# Software to REDUCE Mp3 File size??



## mysticwarrio (Apr 5, 2005)

Hi everyone! I'm trying to reduce the size of my mp3 music to smaller size so its easier to upload. I 've used Mp3Fitness , which was good but the shareware date expired. It let me decrease the quality to reduce the size of the song. Just womdering if anyone recommends any other software, be it free or shareware, and where?


----------



## letchworth (Jul 2, 2005)

mysticwarrio said:


> Hi everyone! I'm trying to reduce the size of my mp3 music to smaller size so its easier to upload. I 've used Mp3Fitness , which was good but the shareware date expired. It let me decrease the quality to reduce the size of the song. Just womdering if anyone recommends any other software, be it free or shareware, and where?
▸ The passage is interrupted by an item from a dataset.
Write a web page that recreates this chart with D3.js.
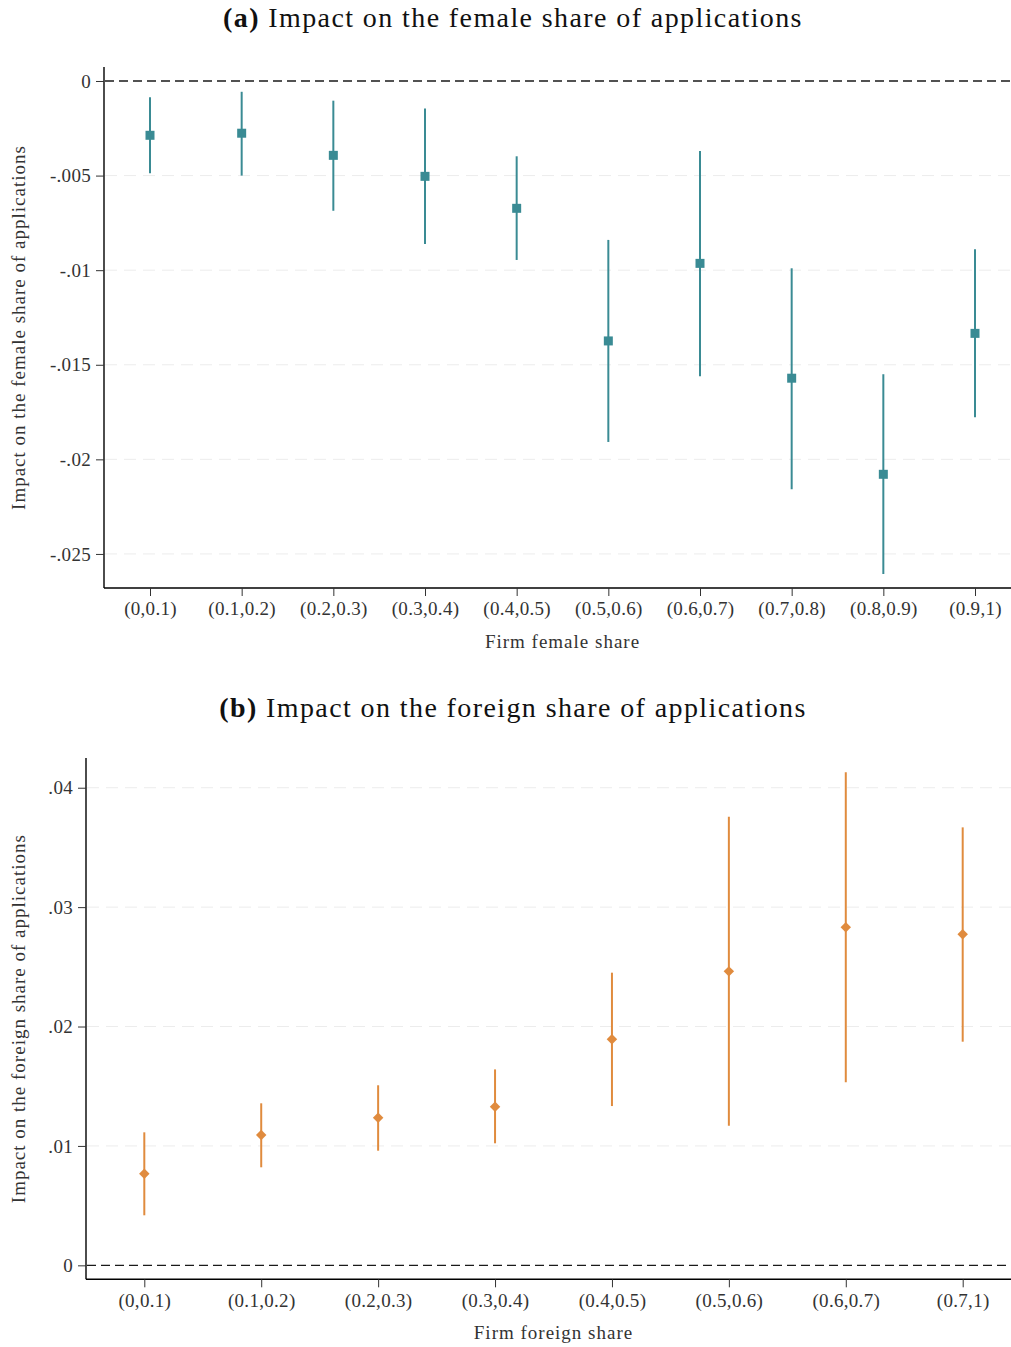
<!DOCTYPE html>
<html>
<head>
<meta charset="utf-8">
<script src="https://cdn.jsdelivr.net/npm/d3@7"></script>
<style>
  body { margin: 0; background: #fff; }
  svg { display: block; font-family: "Liberation Serif", "DejaVu Serif", serif; }
</style>
</head>
<body>
<div id="chart"></div>
<script>
// Chart size
const WIDTH = 1011;
const HEIGHT = 1347;

// Panel (a): female share
const femaleBins = ["(0,0.1)", "(0.1,0.2)", "(0.2,0.3)", "(0.3,0.4)", "(0.4,0.5)",
  "(0.5,0.6)", "(0.6,0.7)", "(0.7,0.8)", "(0.8,0.9)", "(0.9,1)"];
const femaleEst = [-0.00287, -0.00276, -0.00393, -0.00504, -0.00673, -0.01374, -0.00964, -0.01571, -0.02079, -0.01334];
const femaleLo = [-0.00488, -0.00500, -0.00686, -0.00862, -0.00946, -0.01908, -0.01561, -0.02158, -0.02606, -0.01778];
const femaleHi = [-0.00086, -0.00057, -0.00104, -0.00146, -0.00398, -0.00840, -0.00370, -0.00990, -0.01550, -0.00890];
const femaleTicks = [0, -0.005, -0.01, -0.015, -0.02, -0.025];

// Panel (b): foreign share
const foreignBins = ["(0,0.1)", "(0.1,0.2)", "(0.2,0.3)", "(0.3,0.4)", "(0.4,0.5)",
  "(0.5,0.6)", "(0.6,0.7)", "(0.7,1)"];
const foreignEst = [0.00767, 0.01091, 0.01236, 0.01328, 0.01893, 0.02462, 0.02831, 0.02772];
const foreignLo = [0.00419, 0.00821, 0.00960, 0.01022, 0.01334, 0.01169, 0.01533, 0.01873];
const foreignHi = [0.01114, 0.01357, 0.01508, 0.01641, 0.02451, 0.03757, 0.04129, 0.03668];
const foreignTicks = [0, 0.01, 0.02, 0.03, 0.04];

const svg = d3.select("#chart").append("svg")
  .attr("width", WIDTH).attr("height", HEIGHT);

// strip the leading zero like Stata does: -.005, .01 (plain hyphen, not unicode minus)
function fmtTick(d) {
  if (d === 0) return "0";
  return d3.format(".3~f")(d).replace("\u2212", "-").replace("0.", ".");
}

function drawPanel(p) {
  const g = svg.append("g");

  // panel title, "(a)" in bold
  const title = g.append("text")
    .attr("x", p.titleX).attr("y", p.titleY)
    .attr("text-anchor", "middle")
    .style("font-size", "28px")
    .style("letter-spacing", "1.4px")
    .style("fill", "#111");
  title.append("tspan").style("font-weight", "bold").text(p.tag + " ");
  title.append("tspan").text(p.title);

  const x = d3.scalePoint().domain(p.bins).range(p.xRange);
  const y = d3.scaleLinear().domain(p.yDomain).range(p.yRange);

  const left = p.axisX;
  const bottom = p.yRange[0];

  // light dashed gridlines
  g.append("g").selectAll("line")
    .data(p.ticks.filter(d => d !== 0))
    .join("line")
    .attr("x1", left + 1).attr("x2", WIDTH)
    .attr("y1", d => y(d)).attr("y2", d => y(d))
    .attr("stroke", "#ececec").attr("stroke-width", 1)
    .attr("stroke-dasharray", "12,7");

  // zero reference line
  g.append("line")
    .attr("x1", left + 1).attr("x2", WIDTH)
    .attr("y1", y(0)).attr("y2", y(0))
    .attr("stroke", "#1a1a1a").attr("stroke-width", 1.3)
    .attr("stroke-dasharray", "9,5");

  // Y axis
  const yAxis = d3.axisLeft(y).tickValues(p.ticks).tickFormat(fmtTick).tickSize(8).tickPadding(5);
  const ya = g.append("g").attr("transform", `translate(${left},0)`).call(yAxis);
  ya.select(".domain").attr("d", `M0,${p.yRange[1]}V${bottom}`).attr("stroke-width", 1.4);

  // X axis
  const xAxis = d3.axisBottom(x).tickSize(8).tickPadding(6);
  const xa = g.append("g").attr("transform", `translate(0,${bottom})`).call(xAxis);
  xa.select(".domain").attr("d", `M${left},0H${WIDTH}`).attr("stroke-width", 1.4);

  g.selectAll(".tick text").style("font-size", "19px").style("fill", "#333")
    .style("letter-spacing", "0.3px")
    .style("font-family", "'Liberation Serif', serif");
  g.selectAll(".tick line").attr("stroke", "#333");

  // axis titles
  g.append("text")
    .attr("x", (p.xRange[0] + p.xRange[1]) / 2)
    .attr("y", bottom + 60)
    .attr("text-anchor", "middle")
    .style("font-size", "19px").style("fill", "#333")
    .style("letter-spacing", "1px")
    .text(p.xLabel);

  g.append("text")
    .attr("transform", "rotate(-90)")
    .attr("x", -(p.yRange[0] + p.yRange[1]) / 2)
    .attr("y", 25)
    .attr("text-anchor", "middle")
    .style("font-size", "19px").style("fill", "#333")
    .style("letter-spacing", "1px")
    .text(p.yLabel);

  const rows = p.bins.map((b, i) => ({ bin: b, est: p.est[i], lo: p.lo[i], hi: p.hi[i] }));

  // confidence intervals
  g.append("g").selectAll("line")
    .data(rows)
    .join("line")
    .attr("x1", d => x(d.bin)).attr("x2", d => x(d.bin))
    .attr("y1", d => y(d.lo)).attr("y2", d => y(d.hi))
    .attr("stroke", p.color).attr("stroke-width", 2);

  // point estimates
  g.append("g").selectAll("path")
    .data(rows)
    .join("path")
    .attr("transform", d => `translate(${x(d.bin)},${y(d.est)})`)
    .attr("d", d3.symbol().type(p.symbol).size(p.symbolSize))
    .attr("fill", p.color);
}

drawPanel({
  tag: "(a)", title: "Impact on the female share of applications",
  titleX: 513, titleY: 27,
  bins: femaleBins, est: femaleEst, lo: femaleLo, hi: femaleHi, ticks: femaleTicks,
  xRange: [150, 975], yDomain: [-0.0268, 0.00074], yRange: [588, 67], axisX: 104,
  xLabel: "Firm female share", yLabel: "Impact on the female share of applications",
  color: "#3a8b94", symbol: d3.symbolSquare, symbolSize: 81
});

drawPanel({
  tag: "(b)", title: "Impact on the foreign share of applications",
  titleX: 513, titleY: 717,
  bins: foreignBins, est: foreignEst, lo: foreignLo, hi: foreignHi, ticks: foreignTicks,
  xRange: [144.3, 962.7], yDomain: [-0.00117, 0.04249], yRange: [1279.3, 758], axisX: 86,
  xLabel: "Firm foreign share", yLabel: "Impact on the foreign share of applications",
  color: "#e08b3e", symbol: d3.symbolDiamond2, symbolSize: 70
});
</script>
</body>
</html>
Realizing, of course, that the more compressed a file is- the more sound quality loss there is- but here are two that I use:
Total Recorder: Very inexpensive-- but useful for a lot of things (well worth the $17.95)
http://www.highcriteria.com/

dBpowerAmp Music Converter-- free--
http://www.dbpoweramp.com/

Both of these use LAME codec:
http://www-users.york.ac.uk/~raa110/audacity/lame.html

letchworth


----------



## Noyb (May 25, 2005)

Freeware Audacity ... http://audacity.sourceforge.net/
You can change the bit rate ... and a whole lot more.


----------